═══ Supplied information ═══

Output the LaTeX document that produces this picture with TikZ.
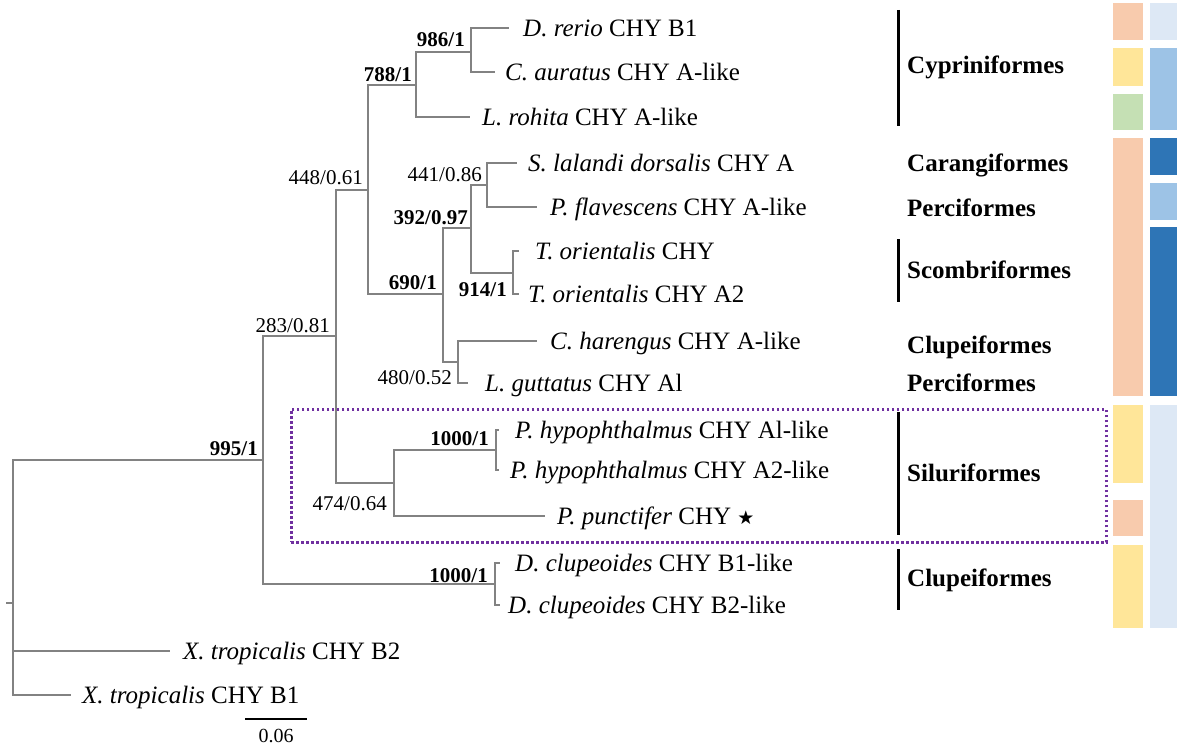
\documentclass[tikz,border=0pt]{standalone}
\usepackage{fontspec}
\setmainfont{Liberation Serif}
\newfontfamily\starfont{DejaVu Sans}
\definecolor{brgray}{RGB}{130,130,130}
\definecolor{salmon}{RGB}{248,203,173}
\definecolor{sand}{RGB}{255,230,153}
\definecolor{sage}{RGB}{197,224,180}
\definecolor{bluelight}{RGB}{221,232,245}
\definecolor{bluemid}{RGB}{157,195,230}
\definecolor{bluedark}{RGB}{46,117,182}
\definecolor{purp}{RGB}{112,48,160}
\begin{document}
\begin{tikzpicture}[x=1pt,y=-1pt,
  branch/.style={draw=brgray,line width=1.8pt},
  leaf/.style={anchor=west,inner sep=0pt,font=\fontsize{25}{30}\selectfont,text height=16.5pt,text depth=0pt},
  supp/.style={anchor=east,inner sep=0pt,font=\fontsize{21}{25}\selectfont,text height=14pt,text depth=0pt},
  suppb/.style={supp,font=\fontsize{21}{25}\selectfont\bfseries},
  ordername/.style={anchor=west,inner sep=0pt,font=\fontsize{25}{30}\selectfont\bfseries,text height=16.5pt,text depth=0pt},
  cladebar/.style={draw=black,line width=3pt},
  hlbox/.style={draw=purp,line width=2.5pt,dash pattern=on 2.5pt off 2.5pt},
]
\fill[white] (0,0) rectangle (1177,749);
\useasboundingbox (0,0) rectangle (1177,749);

% colour blocks
\fill[salmon] (1113,3) rectangle (1143,40);
\fill[sand] (1113,48) rectangle (1143,86);
\fill[sage] (1113,94) rectangle (1143,130);
\fill[salmon] (1113,138) rectangle (1143,396);
\fill[sand] (1113,405) rectangle (1143,483);
\fill[salmon] (1113,500) rectangle (1143,536);
\fill[sand] (1113,545) rectangle (1143,628);
\fill[bluelight] (1150,3) rectangle (1177,40);
\fill[bluemid] (1150,48) rectangle (1177,130);
\fill[bluedark] (1150,138) rectangle (1177,175);
\fill[bluemid] (1150,183) rectangle (1177,220);
\fill[bluedark] (1150,227) rectangle (1177,396);
\fill[bluelight] (1150,405) rectangle (1177,628);

% internal nodes
\coordinate (root) at (12.7,603);
\coordinate (rtick) at (6,603);
\coordinate (n995) at (263,460);
\coordinate (n283) at (336,336);
\coordinate (n448) at (368,190);
\coordinate (n788) at (416,85);
\coordinate (n986) at (470.7,52);
\coordinate (n690) at (443,294);
\coordinate (n392) at (471,228);
\coordinate (n441) at (487,185);
\coordinate (n914) at (513,273);
\coordinate (n480) at (458,362);
\coordinate (n474) at (394,483);
\coordinate (nPhy) at (496,450);
\coordinate (nDcl) at (495,584);

% tips
\coordinate (tDre) at (509,28);
\coordinate (tCau) at (495,72);
\coordinate (tLro) at (470,117);
\coordinate (tSla) at (517,163);
\coordinate (tPfl) at (537,207);
\coordinate (tTo1) at (519,251);
\coordinate (tTo2) at (519,294);
\coordinate (tCha) at (537,341);
\coordinate (tLgu) at (468,383);
\coordinate (tPh1) at (499,430);
\coordinate (tPh2) at (499,470);
\coordinate (tPpu) at (545,516);
\coordinate (tDc1) at (500,563);
\coordinate (tDc2) at (500,605);
\coordinate (tXB2) at (170,651);
\coordinate (tXB1) at (71,695);

% leaf labels
\node[leaf] (lDre) at (523,28) {\textit{D. rerio} CHY B1};
\node[leaf] (lCau) at (505,72) {\textit{C. auratus} CHY A-like};
\node[leaf] (lLro) at (482,117) {\textit{L. rohita} CHY A-like};
\node[leaf] (lSla) at (528,163) {\textit{S. lalandi dorsalis} CHY A};
\node[leaf] (lPfl) at (550,207) {\textit{P. flavescens} CHY A-like};
\node[leaf] (lTo1) at (535,251) {\textit{T. orientalis} CHY};
\node[leaf] (lTo2) at (528,294) {\textit{T. orientalis} CHY A2};
\node[leaf] (lCha) at (550,341) {\textit{C. harengus} CHY A-like};
\node[leaf] (lLgu) at (485,383) {\textit{L. guttatus} CHY Al};
\node[leaf] (lPh1) at (515,430) {\textit{P. hypophthalmus} CHY Al-like};
\node[leaf] (lPh2) at (510,470) {\textit{P. hypophthalmus} CHY A2-like};
\node[leaf] (lPpu) at (557,516) {\textit{P. punctifer} CHY {\starfont\fontsize{19}{22}\selectfont ★}};
\node[leaf] (lDc1) at (515,563) {\textit{D. clupeoides} CHY B1-like};
\node[leaf] (lDc2) at (508,605) {\textit{D. clupeoides} CHY B2-like};
\node[leaf] (lXB2) at (183,651) {\textit{X. tropicalis} CHY B2};
\node[leaf] (lXB1) at (82,695) {\textit{X. tropicalis} CHY B1};

% branches
\draw[branch] (root) -- (rtick);
\draw[branch] (root) |- (n995);
\draw[branch] (root) |- (tXB2);
\draw[branch] (root) |- (tXB1);
\draw[branch] (n995) |- (n283);
\draw[branch] (n995) |- (nDcl);
\draw[branch] (n283) |- (n448);
\draw[branch] (n283) |- (n474);
\draw[branch] (n448) |- (n788);
\draw[branch] (n448) |- (n690);
\draw[branch] (n788) |- (n986);
\draw[branch] (n788) |- (tLro);
\draw[branch] (n986) |- (tDre);
\draw[branch] (n986) |- (tCau);
\draw[branch] (n690) |- (n392);
\draw[branch] (n690) |- (n480);
\draw[branch] (n392) |- (n441);
\draw[branch] (n392) |- (n914);
\draw[branch] (n441) |- (tSla);
\draw[branch] (n441) |- (tPfl);
\draw[branch] (n914) |- (tTo1);
\draw[branch] (n914) |- (tTo2);
\draw[branch] (n480) |- (tCha);
\draw[branch] (n480) |- (tLgu);
\draw[branch] (n474) |- (nPhy);
\draw[branch] (n474) |- (tPpu);
\draw[branch] (nPhy) |- (tPh1);
\draw[branch] (nPhy) |- (tPh2);
\draw[branch] (nDcl) |- (tDc1);
\draw[branch] (nDcl) |- (tDc2);

% support values
\node[suppb] (s986) at (465,40) {986/1};
\node[suppb] (s788) at (412,75) {788/1};
\node[supp] (s448) at (363,177) {448/0.61};
\node[supp] (s441) at (482,174) {441/0.86};
\node[suppb] (s392) at (468,217) {392/0.97};
\node[suppb] (s914) at (507,289) {914/1};
\node[suppb] (s690) at (437,282) {690/1};
\node[supp] (s480) at (452,377) {480/0.52};
\node[supp] (s283) at (330,325) {283/0.81};
\node[suppb] (s995) at (258,448) {995/1};
\node[supp] (s474) at (387,503) {474/0.64};
\node[suppb] (s1000a) at (489,438) {1000/1};
\node[suppb] (s1000b) at (488,575) {1000/1};

% highlight box
\node[hlbox,inner sep=0pt,minimum width=815pt,minimum height=133pt,anchor=north west] (silbox) at (290,408) {};

% order bars and names
\coordinate (bCyT) at (898,10);  \coordinate (bCyB) at (898,126);
\coordinate (bScT) at (898,239); \coordinate (bScB) at (898,302);
\coordinate (bSiT) at (898,412); \coordinate (bSiB) at (898,535);
\coordinate (bClT) at (898,549); \coordinate (bClB) at (898,610);
\draw[cladebar] (bCyT) -- (bCyB);
\draw[cladebar] (bScT) -- (bScB);
\draw[cladebar] (bSiT) -- (bSiB);
\draw[cladebar] (bClT) -- (bClB);
\node[ordername] (oCyp) at (907,65) {Cypriniformes};
\node[ordername] (oCar) at (907,163) {Carangiformes};
\node[ordername] (oPer1) at (907,208) {Perciformes};
\node[ordername] (oSco) at (907,270) {Scombriformes};
\node[ordername] (oClu1) at (907,345) {Clupeiformes};
\node[ordername] (oPer2) at (907,383) {Perciformes};
\node[ordername] (oSil) at (907,473) {Siluriformes};
\node[ordername] (oClu2) at (907,578) {Clupeiformes};

% scale bar
\coordinate (sbL) at (245,719);
\coordinate (sbR) at (307,719);
\draw[black,line width=1.5pt] (sbL) -- (sbR);
\node[inner sep=0pt,font=\fontsize{20}{24}\selectfont] (sbT) at (276,736) {0.06};
\end{tikzpicture}
\end{document}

═══

§ **Task brief**:
Leave out the pictures and repeat the lines from the start of the material through the line with "(1150,405) rectangle (1177,628);", inclusive.

§ **Answer to this task**:
Output the LaTeX document that produces this picture with TikZ.
\documentclass[tikz,border=0pt]{standalone}
\usepackage{fontspec}
\setmainfont{Liberation Serif}
\newfontfamily\starfont{DejaVu Sans}
\definecolor{brgray}{RGB}{130,130,130}
\definecolor{salmon}{RGB}{248,203,173}
\definecolor{sand}{RGB}{255,230,153}
\definecolor{sage}{RGB}{197,224,180}
\definecolor{bluelight}{RGB}{221,232,245}
\definecolor{bluemid}{RGB}{157,195,230}
\definecolor{bluedark}{RGB}{46,117,182}
\definecolor{purp}{RGB}{112,48,160}
\begin{document}
\begin{tikzpicture}[x=1pt,y=-1pt,
  branch/.style={draw=brgray,line width=1.8pt},
  leaf/.style={anchor=west,inner sep=0pt,font=\fontsize{25}{30}\selectfont,text height=16.5pt,text depth=0pt},
  supp/.style={anchor=east,inner sep=0pt,font=\fontsize{21}{25}\selectfont,text height=14pt,text depth=0pt},
  suppb/.style={supp,font=\fontsize{21}{25}\selectfont\bfseries},
  ordername/.style={anchor=west,inner sep=0pt,font=\fontsize{25}{30}\selectfont\bfseries,text height=16.5pt,text depth=0pt},
  cladebar/.style={draw=black,line width=3pt},
  hlbox/.style={draw=purp,line width=2.5pt,dash pattern=on 2.5pt off 2.5pt},
]
\fill[white] (0,0) rectangle (1177,749);
\useasboundingbox (0,0) rectangle (1177,749);

% colour blocks
\fill[salmon] (1113,3) rectangle (1143,40);
\fill[sand] (1113,48) rectangle (1143,86);
\fill[sage] (1113,94) rectangle (1143,130);
\fill[salmon] (1113,138) rectangle (1143,396);
\fill[sand] (1113,405) rectangle (1143,483);
\fill[salmon] (1113,500) rectangle (1143,536);
\fill[sand] (1113,545) rectangle (1143,628);
\fill[bluelight] (1150,3) rectangle (1177,40);
\fill[bluemid] (1150,48) rectangle (1177,130);
\fill[bluedark] (1150,138) rectangle (1177,175);
\fill[bluemid] (1150,183) rectangle (1177,220);
\fill[bluedark] (1150,227) rectangle (1177,396);
\fill[bluelight] (1150,405) rectangle (1177,628);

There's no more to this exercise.